I exaggerate only slightly – this bag has enough space for anything and everything you’d want to take on a dive-trip that isn’t your rebreather, cylinders or weightbelt.

It swallowed a BC, regulator set, second reg set for stage cylinder, mask, gloves, hood and fins and still had room for DSMB, reels, sandwiches, Thermos, a book to read between dives and a wetsuit. Remarkable.
The top of the bag is a broad nylon panel with a double-ended plastic zip to fasten it closed. A quick wash in fresh water should keep the zip salt-free and easy-running and, being mesh, you can of course dunk the filled bag in the rinse tank at the end of the day and your kit will air-dry without you needing to open the bag. Note that if you did take a book, it’s best to remove it before dunking. And any sandwiches.
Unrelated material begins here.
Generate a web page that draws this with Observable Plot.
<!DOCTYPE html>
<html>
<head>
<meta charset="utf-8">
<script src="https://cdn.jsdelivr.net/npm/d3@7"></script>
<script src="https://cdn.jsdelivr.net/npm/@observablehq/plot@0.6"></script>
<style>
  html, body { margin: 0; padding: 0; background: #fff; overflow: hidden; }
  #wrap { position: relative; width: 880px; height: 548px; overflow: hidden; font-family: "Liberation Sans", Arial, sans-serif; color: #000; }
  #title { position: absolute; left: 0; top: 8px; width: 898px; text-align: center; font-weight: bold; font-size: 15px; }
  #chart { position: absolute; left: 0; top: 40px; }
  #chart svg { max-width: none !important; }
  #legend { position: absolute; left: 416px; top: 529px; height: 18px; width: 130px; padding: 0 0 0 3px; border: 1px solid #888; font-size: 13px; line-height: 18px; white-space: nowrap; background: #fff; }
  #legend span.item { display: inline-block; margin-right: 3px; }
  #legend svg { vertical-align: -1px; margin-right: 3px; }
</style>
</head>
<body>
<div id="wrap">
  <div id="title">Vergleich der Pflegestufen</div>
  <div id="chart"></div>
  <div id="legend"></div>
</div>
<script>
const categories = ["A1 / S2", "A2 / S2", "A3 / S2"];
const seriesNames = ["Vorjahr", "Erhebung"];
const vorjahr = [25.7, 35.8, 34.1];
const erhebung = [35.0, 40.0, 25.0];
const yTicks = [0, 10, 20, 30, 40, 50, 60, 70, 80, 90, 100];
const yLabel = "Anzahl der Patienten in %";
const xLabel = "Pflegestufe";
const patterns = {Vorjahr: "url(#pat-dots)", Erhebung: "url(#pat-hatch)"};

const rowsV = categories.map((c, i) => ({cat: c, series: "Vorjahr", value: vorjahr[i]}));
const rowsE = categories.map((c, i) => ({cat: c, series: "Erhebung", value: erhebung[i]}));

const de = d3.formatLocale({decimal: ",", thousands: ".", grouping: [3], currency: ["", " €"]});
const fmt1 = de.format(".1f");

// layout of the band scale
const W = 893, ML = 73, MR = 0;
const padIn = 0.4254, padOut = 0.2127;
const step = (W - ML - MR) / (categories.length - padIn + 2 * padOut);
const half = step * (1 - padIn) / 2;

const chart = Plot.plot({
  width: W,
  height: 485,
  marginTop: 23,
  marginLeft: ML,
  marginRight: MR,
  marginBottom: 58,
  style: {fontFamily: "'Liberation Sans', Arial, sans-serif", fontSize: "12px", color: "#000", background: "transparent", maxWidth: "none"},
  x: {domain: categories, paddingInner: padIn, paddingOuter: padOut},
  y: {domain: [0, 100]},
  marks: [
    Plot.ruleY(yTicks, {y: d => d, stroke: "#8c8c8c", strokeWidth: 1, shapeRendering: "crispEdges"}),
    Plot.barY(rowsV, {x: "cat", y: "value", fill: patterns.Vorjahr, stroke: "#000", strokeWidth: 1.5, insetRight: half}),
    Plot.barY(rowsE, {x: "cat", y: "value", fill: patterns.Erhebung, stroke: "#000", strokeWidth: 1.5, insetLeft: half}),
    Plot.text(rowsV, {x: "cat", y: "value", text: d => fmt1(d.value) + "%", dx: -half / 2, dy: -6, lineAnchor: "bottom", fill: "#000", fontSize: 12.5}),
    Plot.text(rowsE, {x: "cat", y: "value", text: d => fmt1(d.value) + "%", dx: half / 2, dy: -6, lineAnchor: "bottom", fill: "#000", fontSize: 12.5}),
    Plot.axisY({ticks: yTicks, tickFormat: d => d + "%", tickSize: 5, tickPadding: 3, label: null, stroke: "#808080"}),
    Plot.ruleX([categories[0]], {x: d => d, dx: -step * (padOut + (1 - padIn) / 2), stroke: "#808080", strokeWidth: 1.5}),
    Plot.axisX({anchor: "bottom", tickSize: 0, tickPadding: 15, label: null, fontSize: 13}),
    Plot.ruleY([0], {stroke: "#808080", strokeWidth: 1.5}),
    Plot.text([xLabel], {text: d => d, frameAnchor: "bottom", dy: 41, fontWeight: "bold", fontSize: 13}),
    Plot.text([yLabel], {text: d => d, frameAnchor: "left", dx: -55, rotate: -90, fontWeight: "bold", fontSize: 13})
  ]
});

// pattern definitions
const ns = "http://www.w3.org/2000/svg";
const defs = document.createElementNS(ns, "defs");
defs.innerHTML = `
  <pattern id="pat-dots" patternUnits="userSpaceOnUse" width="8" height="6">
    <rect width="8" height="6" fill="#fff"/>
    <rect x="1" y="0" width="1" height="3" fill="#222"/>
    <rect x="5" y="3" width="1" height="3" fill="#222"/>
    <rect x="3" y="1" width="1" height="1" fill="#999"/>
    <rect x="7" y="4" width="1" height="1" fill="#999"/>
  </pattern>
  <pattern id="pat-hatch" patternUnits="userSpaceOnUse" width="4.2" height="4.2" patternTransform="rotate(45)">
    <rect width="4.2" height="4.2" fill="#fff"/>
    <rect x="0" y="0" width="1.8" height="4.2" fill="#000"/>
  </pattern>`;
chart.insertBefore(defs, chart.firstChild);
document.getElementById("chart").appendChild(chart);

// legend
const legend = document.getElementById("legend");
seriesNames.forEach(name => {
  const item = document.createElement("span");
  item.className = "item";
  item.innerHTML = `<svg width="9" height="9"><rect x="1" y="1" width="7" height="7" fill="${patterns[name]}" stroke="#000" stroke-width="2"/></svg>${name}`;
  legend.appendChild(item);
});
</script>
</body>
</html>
Two broad straps run around the bag and form a pair of handles for you to carry it comfortably, and they’re big enough for you to sling on a shoulder if you prefer.
Conclusion
And that’s it, really. It’s a bag, made of mesh, in which you can carry your dive-gear to and from the boat and store it between dives. It does exactly what you would expect it to do, and it doesn’t cost a fortune.
I suspect that it won’t last as long as my colliery laundry bag, because that zipper will eventually break, but the mesh and straps seem as tough as old boots, so I’d expect it to last more than a few seasons
When the zipper does go, well, just use the bag without zipping it up, and when it gets really tatty, buy another.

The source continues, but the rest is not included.